Use DEX Aggregators with MEV Protection
1inch Fusion, CowSwap, and Paraswap Delta all route trades through private order flow systems that batch user orders and settle them via solvers who compete to offer the best execution price, eliminating the public mempool exposure that enables sandwich attacks. These aggregators often achieve better prices than direct DEX swaps while also providing MEV protection.

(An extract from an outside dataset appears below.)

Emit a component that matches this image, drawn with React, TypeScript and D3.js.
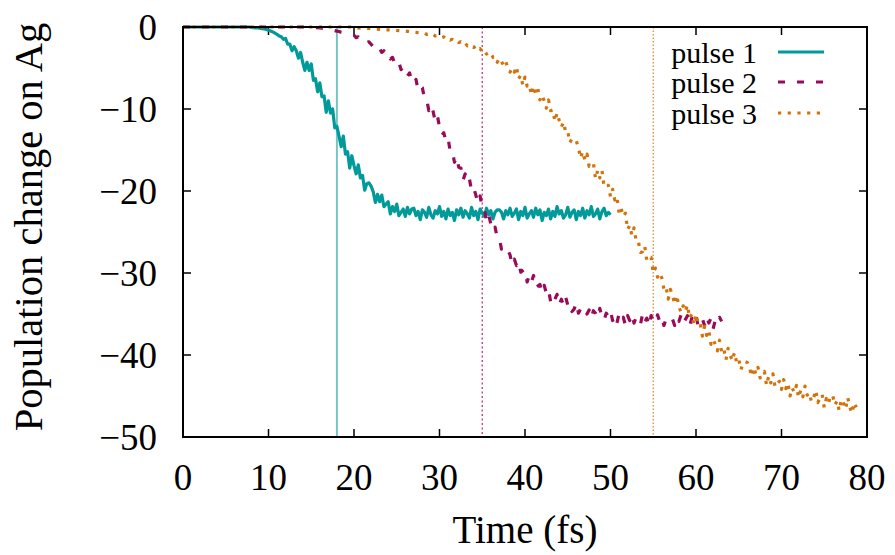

Trade on High-Liquidity Pools
Larger liquidity pools mean your trade has less price impact per dollar — reducing the sandwich profit margin and making your transaction less attractive to bots. For major token pairs (ETH/USDC, BTC/USDC, ETH/USDT), using the highest-liquidity Uniswap or Curve pool significantly reduces sandwich risk compared to using smaller pools for the same trade.
The Broader MEV Ecosystem
The Ethereum community, through Flashbots, has developed mechanisms (MEV-Boost, SUAVE) to make MEV more transparent and reduce its harmful effects on users. MEV-Boost allows validators to outsource block building to professional block builders who optimise transaction ordering for maximum MEV extraction — distributing the MEV revenue between searchers, builders, and validators rather than having validators capture it all directly. While this does not eliminate MEV, it creates a more efficient and somewhat more competitive market for MEV extraction that is gradually reducing the most harmful user-facing impacts.
Summary
MEV and sandwich attacks represent a hidden tax on DeFi users who are unaware of the public mempool's transparency. For ordinary retail traders making DEX swaps, the practical defences are simple and effective: use Flashbots Protect RPC, set reasonable slippage tolerances, and prefer MEV-protected aggregators like CowSwap or 1inch Fusion for larger trades. Understanding MEV also provides insight into why DeFi pricing can sometimes appear unfavourable compared to CEX prices — some of that "slippage" is not random but systematic extraction by a sophisticated MEV ecosystem that operates continuously and automatically.